Leigh, I enjoyed reading about your five words. I've been a lazy blogger, so this would give me something interesting to blog about. Please send me 5 words.

It was great to see you and the boys yesterday! XOXO

leigh hewett said...

You got it Linh...here are your words.

Creative,Serene,Generous,Adventurous,Mother

We had a great time too. Hopefully,Tai will still want to ppay again after the pushing incident.

teamBoo said...

i love so many things about your accounts of life in just the first few posts i've read. For instance, your comeback to your "video game addicted" son. So calm...and so true!

Also, I was so touched by your mothers way of helping you cope. {May i possibly post your excerpt on my bog sometime?}

I have a feeling i can learn a lot from this awesome little blog of yours ;) Thanks for reading mine too! {which i fear is a little less wisdom, a little more poo poo pee pee talk?}

So excited to have found you!

leigh hewett said...

Caroline,

I'm so happy to have you join me. I love your Blog too! You are flippin' hilarious!

Feel free to post my excerpt.
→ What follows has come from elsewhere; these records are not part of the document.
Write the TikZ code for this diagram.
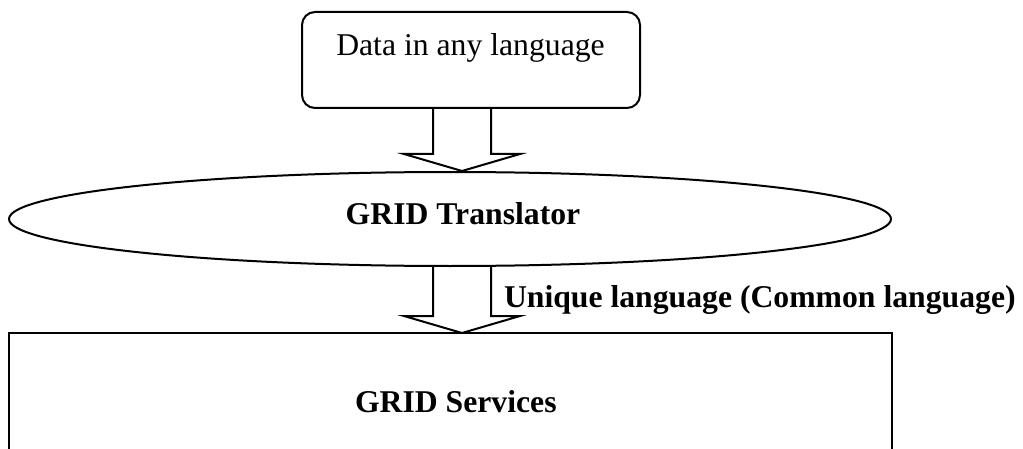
\documentclass[tikz,border=0pt]{standalone}
\usepackage{fontspec}
\setmainfont{Liberation Serif}
\usetikzlibrary{shapes.geometric,calc}

% Hollow block arrow: #1 = middle of the shaft's open top, #2 = tip
\newcommand\hollowarrow[2]{%
  \draw[blockarrow] ($(#1)+(-29,0)$) |- ($(#2)+(-58,-17)$) -- (#2)
    -- ($(#2)+(58,-17)$) -| ($(#1)+(29,0)$);}

\begin{document}
\begin{tikzpicture}[x=0.5pt,y=-0.5pt,line width=1pt,
  every node/.style={font=\fontsize{15.85}{19}\selectfont},
  plain/.style={inner sep=0pt},
  boldtext/.style={inner sep=0pt,font=\fontsize{15.85}{19}\selectfont\bfseries},
  databox/.style={draw,rounded corners=6.5pt,minimum width=169pt,
    minimum height=48pt,inner sep=0pt},
  oval/.style={draw,ellipse,minimum width=441pt,minimum height=47pt,
    inner sep=0pt},
  servicearea/.style={draw=none,minimum width=440.5pt,minimum height=66pt,
    inner sep=0pt},
  blockarrow/.style={draw,line join=miter}]
  \clip (0,0) rectangle (1023,449);

  % shapes
  \node[databox] (data) at (471,60) {};
  \node[oval] (translator) at (450,219) {};
  \node[servicearea] (services) at (450.5,400) {};
  \draw (services.south west) -- (services.north west)
        -- (services.north east) -- (services.south east);

  % texts
  \node[plain,anchor=base] at ($(data.north)+(-0.5,45)$) {Data in any language};
  \node[boldtext,anchor=base] at (463,224) {GRID Translator};
  \node[boldtext,anchor=base west] at (354,412) {GRID Services};
  \node[boldtext,anchor=base west] at (503,307) {Unique language (Common language)};

  % hollow arrows on a common axis
  \coordinate (axis) at (462,0);
  \hollowarrow{data.south -| axis}{translator.north -| axis}
  \hollowarrow{translator.south -| axis}{services.north -| axis}
\end{tikzpicture}
\end{document}
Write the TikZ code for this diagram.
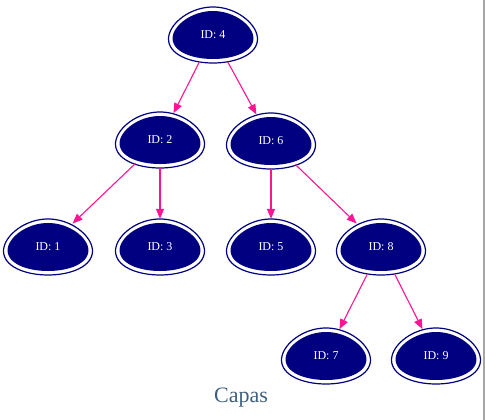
\documentclass[tikz,border=0pt]{standalone}
\usepackage{fontspec}
\setmainfont{Liberation Serif}
\usetikzlibrary{arrows.meta,shapes.geometric,backgrounds}
\definecolor{eggblue}{RGB}{0,0,128}
\definecolor{edgepink}{RGB}{255,20,147}
\definecolor{labelblue}{RGB}{62,95,128}
\definecolor{rimgray}{RGB}{165,165,165}
\tikzset{
% Egg nodes with a double outline, and the pink tree edges
egg node/.style={ellipse,minimum width=88pt,minimum height=56pt,inner sep=0pt,text=white,font=\fontsize{12}{13}\selectfont},
tree edge/.style={draw=edgepink,line width=1.1pt,-{Triangle[length=10pt,width=8pt]}}
}
% Egg outline round a named node: white ring, then the filled egg
\newcommand{\eggshape}[1]{%
\draw[eggblue,line width=1.2pt,fill=white,shift={(#1)}] plot[domain=0:360,samples=73] ({44*cos(\x)*(1+0.15*sin(\x))},{28*sin(\x)}) -- cycle;
\fill[eggblue,shift={(#1)}] plot[domain=0:360,samples=73] ({40*cos(\x)*(1+0.15*sin(\x))},{24*sin(\x)}) -- cycle;
}

\begin{document}
\begin{tikzpicture}[x=1pt,y=-1pt]
\useasboundingbox (0,0) rectangle (485,420);
% The Tree
\node[egg node] (id4) at (213,35) {ID: 4};
\node[egg node] (id2) at (160,140) {ID: 2};
\node[egg node] (id6) at (271,141) {ID: 6};
\node[egg node] (id1) at (48,247) {ID: 1};
\node[egg node] (id3) at (160,247) {ID: 3};
\node[egg node] (id5) at (271,247) {ID: 5};
\node[egg node] (id8) at (381,247) {ID: 8};
\node[egg node] (id7) at (326,356) {ID: 7};
\node[egg node] (id9) at (436,356) {ID: 9};
\node[text=labelblue,font=\fontsize{22}{24}\selectfont] (capas) at (241,398) {Capas};
% eggs behind the labels
\begin{scope}[on background layer]
\foreach \n in {4,2,6,1,3,5,8,7,9} {\eggshape{id\n}}
\end{scope}
% edges
\foreach \a/\b in {id4/id2,id4/id6,id2/id1,id2/id3,id6/id5,id6/id8,id8/id7,id8/id9}
\path[tree edge] (\a) -- (\b);
% right rim
\draw[rimgray,line width=1.2pt] (484,0) -- (484,420);
\end{tikzpicture}
\end{document}
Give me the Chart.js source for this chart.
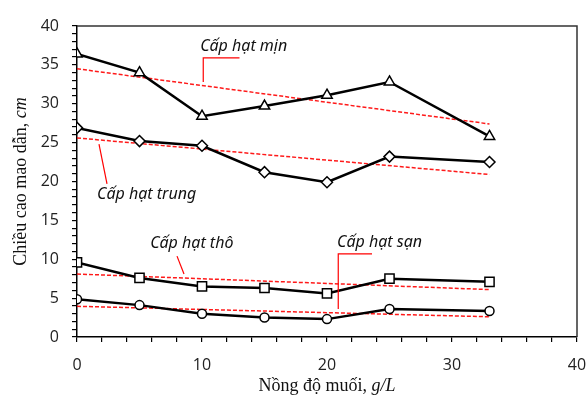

Blogging really is amazing. It's crazy to think that 2 kindred spirits like us may have never known about each other if it weren't for our Blogs!

Leigh

Heather of the EO said...

I came by from SITS today and fell in love with you. Sorry if that's creepy :)

LOVE this post, the art and your words.

So nice to meet you!

Heather

Karen M. Peterson said...

Those are some great words.

I've always wanted to be a stay-at-home mom, too. Maybe some day.

Hope you had a great holiday! Visiting you from SITS.

Jenny said...

Visiting you from SITS. Love your word crafting. My words for tonight are couch potato. I've been watching three granddaughters most of the day. Yikes.